EDIT (Sorry for the error) we remove the $x^2$ and the square on the denominator to get $\frac{2(x^2-9)}{x^2 - 16}$ Notice at $x = 0$ this evaluates to $9/8$. We want to add a term that disappears at $x = \pm 3$ and as $x \rightarrow \infty $ and evaluates to $-1/8$ when $x = 0$. Following similar line of reasoning as above we get $\frac{(x^2 - 9)16^2}{9(8)(x^2 - 16)^2}$ so our function becomes $$f(x) = \frac{2(x^2-9)}{x^2 - 16} + \frac{(x^2 - 9)16^2}{9(8)(x^2 - 16)^2} = (\frac{x^2-9}{x^2 -16})(2+ \frac{32}{9(x^2 -16)})$$
We use building blocks having one or more of the wanted properties and put them together conveniently so that the final function $f$ has all wanted properties.

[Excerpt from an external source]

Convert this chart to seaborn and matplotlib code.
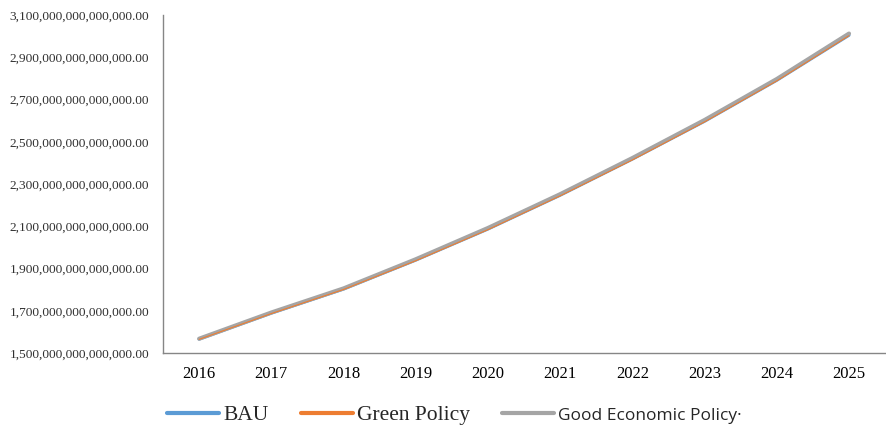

To get a zero at $x=3$ we multiply with $x-3$ and to keep the function even we multiply with $(x-3)(x+3)=x^2-9$.
Note that $\frac{x^2-9}{x^2-16}$ evaluated at $x=0$ is $\frac{9}{16}$.
Finally we extend (3) to get a function with horizontal asymptote at $y=2$. Note that multiplying the function with $e^{-x^2}$ gives \begin{align*} \lim_{x\to\pm\infty}\frac{x^2-9}{x^2-16}e^{-x^2}=0 \end{align*}
Since we also have \begin{align*} \lim_{x\to\pm\infty}\frac{x^2-9}{x^2-16}=1 \end{align*}
we use the Ansatz \begin{align*} f(x)=\frac{16}{9}\cdot\frac{x^2-9}{x^2-16}\left(ae^{-x^2}+b\right) \end{align*} solve \begin{align*} f(0)&=a+b=1\\ \lim_{x\to\pm\infty}f(x)&=\frac{16}{9}b=2 \end{align*} and find $a=-\frac{1}{8}$ and $b=\frac{9}{8}$.
Note: To find an even function is usually not a problem. When we have a function $g$ fulfilling all other properties we can take $f(x)=\frac{1}{2}\left(g(x)+g(-x)\right)$ to get an even function with the wanted properties.